- [Request]:
Only the lines from the one with "Clone this chart in D3.js." through the one with "-0.3, 1.1, 1.4, 1.7, 1.6, 1.7, 1.8, 1.1, 0.8, 1.2, -1.9];" are to be restated, word for word, with both of them included.

##### Task input #####

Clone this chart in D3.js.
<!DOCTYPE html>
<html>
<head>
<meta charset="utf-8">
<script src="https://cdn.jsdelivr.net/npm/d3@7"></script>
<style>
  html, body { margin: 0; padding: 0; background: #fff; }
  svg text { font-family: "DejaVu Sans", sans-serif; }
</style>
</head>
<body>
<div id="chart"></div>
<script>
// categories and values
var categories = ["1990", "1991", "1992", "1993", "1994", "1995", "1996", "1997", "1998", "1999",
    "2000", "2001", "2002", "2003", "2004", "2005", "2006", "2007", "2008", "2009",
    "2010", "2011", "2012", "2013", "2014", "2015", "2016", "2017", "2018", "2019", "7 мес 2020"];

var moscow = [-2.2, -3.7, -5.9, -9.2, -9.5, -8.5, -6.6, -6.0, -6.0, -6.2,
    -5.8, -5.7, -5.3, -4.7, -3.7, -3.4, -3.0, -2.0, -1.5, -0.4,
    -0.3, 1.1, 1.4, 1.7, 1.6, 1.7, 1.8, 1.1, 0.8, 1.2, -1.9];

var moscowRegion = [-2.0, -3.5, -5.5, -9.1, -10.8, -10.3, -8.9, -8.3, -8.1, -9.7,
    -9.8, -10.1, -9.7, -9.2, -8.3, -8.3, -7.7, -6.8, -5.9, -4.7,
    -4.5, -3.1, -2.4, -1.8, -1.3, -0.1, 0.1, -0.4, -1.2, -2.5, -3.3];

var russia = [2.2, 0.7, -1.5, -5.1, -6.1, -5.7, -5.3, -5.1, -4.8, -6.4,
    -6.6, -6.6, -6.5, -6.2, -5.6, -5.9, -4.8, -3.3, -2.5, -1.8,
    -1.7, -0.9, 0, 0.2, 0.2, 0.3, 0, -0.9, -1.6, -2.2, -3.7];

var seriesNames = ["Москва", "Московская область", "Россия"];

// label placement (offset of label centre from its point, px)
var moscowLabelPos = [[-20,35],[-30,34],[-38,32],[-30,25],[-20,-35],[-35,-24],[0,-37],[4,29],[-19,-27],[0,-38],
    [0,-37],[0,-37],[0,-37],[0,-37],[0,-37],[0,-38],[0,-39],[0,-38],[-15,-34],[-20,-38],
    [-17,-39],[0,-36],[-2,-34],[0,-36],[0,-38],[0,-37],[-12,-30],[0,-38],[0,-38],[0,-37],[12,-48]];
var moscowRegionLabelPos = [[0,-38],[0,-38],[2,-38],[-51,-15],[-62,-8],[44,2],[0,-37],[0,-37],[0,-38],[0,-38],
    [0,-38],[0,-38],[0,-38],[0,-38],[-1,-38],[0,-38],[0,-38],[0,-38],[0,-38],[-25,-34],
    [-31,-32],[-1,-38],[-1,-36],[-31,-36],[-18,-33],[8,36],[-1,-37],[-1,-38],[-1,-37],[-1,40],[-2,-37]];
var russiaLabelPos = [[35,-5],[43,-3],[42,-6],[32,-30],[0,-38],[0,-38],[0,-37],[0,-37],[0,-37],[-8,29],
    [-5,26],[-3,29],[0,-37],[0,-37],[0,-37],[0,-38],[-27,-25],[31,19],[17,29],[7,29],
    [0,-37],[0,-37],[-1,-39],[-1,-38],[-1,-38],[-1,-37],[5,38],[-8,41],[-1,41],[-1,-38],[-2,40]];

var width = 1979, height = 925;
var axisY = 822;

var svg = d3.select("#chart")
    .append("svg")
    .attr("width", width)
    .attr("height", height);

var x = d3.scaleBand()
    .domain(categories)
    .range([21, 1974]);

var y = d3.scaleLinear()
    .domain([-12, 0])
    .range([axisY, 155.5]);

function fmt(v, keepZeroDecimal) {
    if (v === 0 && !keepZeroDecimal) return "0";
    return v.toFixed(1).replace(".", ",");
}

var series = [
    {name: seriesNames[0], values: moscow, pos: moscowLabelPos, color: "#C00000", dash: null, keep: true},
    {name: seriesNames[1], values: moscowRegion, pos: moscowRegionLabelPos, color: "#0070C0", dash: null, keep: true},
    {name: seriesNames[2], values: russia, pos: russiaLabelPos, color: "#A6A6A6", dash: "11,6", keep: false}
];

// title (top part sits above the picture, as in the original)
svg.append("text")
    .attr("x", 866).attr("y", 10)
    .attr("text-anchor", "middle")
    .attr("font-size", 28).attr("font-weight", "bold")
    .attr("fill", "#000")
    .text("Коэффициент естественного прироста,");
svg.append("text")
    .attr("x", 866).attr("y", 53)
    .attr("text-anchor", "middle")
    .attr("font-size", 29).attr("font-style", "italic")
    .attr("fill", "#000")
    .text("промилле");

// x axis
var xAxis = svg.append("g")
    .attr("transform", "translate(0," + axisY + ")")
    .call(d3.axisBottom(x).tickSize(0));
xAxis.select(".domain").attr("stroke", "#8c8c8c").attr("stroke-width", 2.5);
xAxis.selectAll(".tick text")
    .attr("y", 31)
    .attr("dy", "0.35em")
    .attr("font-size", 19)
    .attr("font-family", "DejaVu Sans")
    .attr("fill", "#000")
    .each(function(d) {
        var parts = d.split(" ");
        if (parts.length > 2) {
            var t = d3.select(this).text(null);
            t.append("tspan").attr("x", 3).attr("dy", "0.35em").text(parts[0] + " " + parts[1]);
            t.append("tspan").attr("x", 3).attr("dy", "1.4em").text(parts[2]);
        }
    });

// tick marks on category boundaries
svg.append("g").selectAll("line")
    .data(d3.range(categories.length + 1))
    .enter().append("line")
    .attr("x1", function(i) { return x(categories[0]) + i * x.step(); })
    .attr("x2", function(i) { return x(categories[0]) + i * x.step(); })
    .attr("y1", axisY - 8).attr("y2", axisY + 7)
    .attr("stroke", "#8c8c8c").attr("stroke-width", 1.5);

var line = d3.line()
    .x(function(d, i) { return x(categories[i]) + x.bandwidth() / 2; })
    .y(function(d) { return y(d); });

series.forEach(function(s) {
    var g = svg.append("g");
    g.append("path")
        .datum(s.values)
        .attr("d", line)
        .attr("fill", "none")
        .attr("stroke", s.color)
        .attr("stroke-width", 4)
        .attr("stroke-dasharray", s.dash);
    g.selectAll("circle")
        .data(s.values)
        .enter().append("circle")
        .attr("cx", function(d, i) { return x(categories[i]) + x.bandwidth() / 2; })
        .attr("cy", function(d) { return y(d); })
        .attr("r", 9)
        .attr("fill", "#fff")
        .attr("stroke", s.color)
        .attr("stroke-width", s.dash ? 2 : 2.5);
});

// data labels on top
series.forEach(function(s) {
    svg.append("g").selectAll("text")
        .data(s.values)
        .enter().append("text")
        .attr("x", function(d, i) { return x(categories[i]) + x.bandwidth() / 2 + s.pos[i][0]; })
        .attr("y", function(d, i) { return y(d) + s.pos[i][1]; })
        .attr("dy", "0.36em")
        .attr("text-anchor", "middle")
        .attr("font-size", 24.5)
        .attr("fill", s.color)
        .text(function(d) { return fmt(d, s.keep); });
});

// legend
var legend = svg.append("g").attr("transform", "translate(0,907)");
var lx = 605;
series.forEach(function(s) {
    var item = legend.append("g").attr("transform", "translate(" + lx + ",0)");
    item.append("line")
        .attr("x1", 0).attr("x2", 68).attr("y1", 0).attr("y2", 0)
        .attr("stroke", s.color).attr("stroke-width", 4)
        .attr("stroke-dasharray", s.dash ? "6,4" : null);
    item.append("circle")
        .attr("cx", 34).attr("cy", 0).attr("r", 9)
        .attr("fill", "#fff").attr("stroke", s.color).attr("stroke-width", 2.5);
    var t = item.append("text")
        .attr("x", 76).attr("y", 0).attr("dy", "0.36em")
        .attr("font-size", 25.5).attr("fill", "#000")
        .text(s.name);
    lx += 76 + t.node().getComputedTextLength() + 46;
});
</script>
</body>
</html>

#####
##### Task input #####

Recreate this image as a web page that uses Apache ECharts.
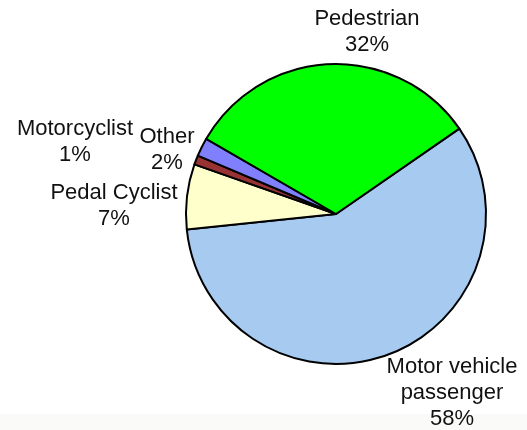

#####
##### Task input #####

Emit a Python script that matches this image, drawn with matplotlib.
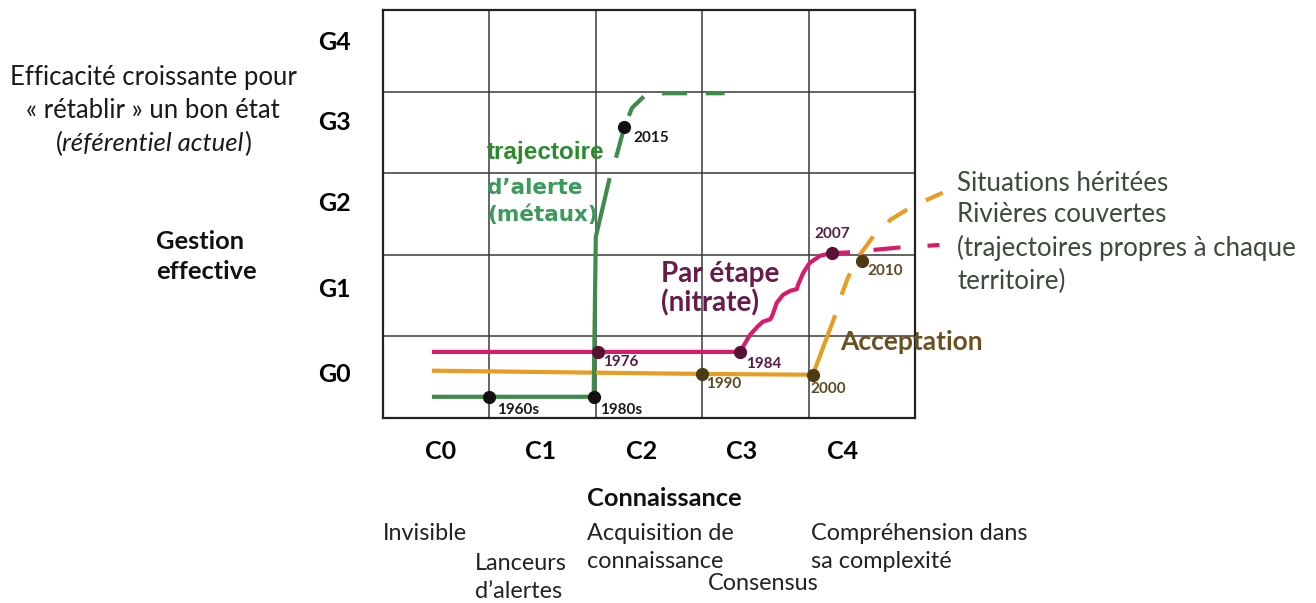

#####

- [Finished exercise]:
Clone this chart in D3.js.
<!DOCTYPE html>
<html>
<head>
<meta charset="utf-8">
<script src="https://cdn.jsdelivr.net/npm/d3@7"></script>
<style>
  html, body { margin: 0; padding: 0; background: #fff; }
  svg text { font-family: "DejaVu Sans", sans-serif; }
</style>
</head>
<body>
<div id="chart"></div>
<script>
// categories and values
var categories = ["1990", "1991", "1992", "1993", "1994", "1995", "1996", "1997", "1998", "1999",
    "2000", "2001", "2002", "2003", "2004", "2005", "2006", "2007", "2008", "2009",
    "2010", "2011", "2012", "2013", "2014", "2015", "2016", "2017", "2018", "2019", "7 мес 2020"];

var moscow = [-2.2, -3.7, -5.9, -9.2, -9.5, -8.5, -6.6, -6.0, -6.0, -6.2,
    -5.8, -5.7, -5.3, -4.7, -3.7, -3.4, -3.0, -2.0, -1.5, -0.4,
    -0.3, 1.1, 1.4, 1.7, 1.6, 1.7, 1.8, 1.1, 0.8, 1.2, -1.9];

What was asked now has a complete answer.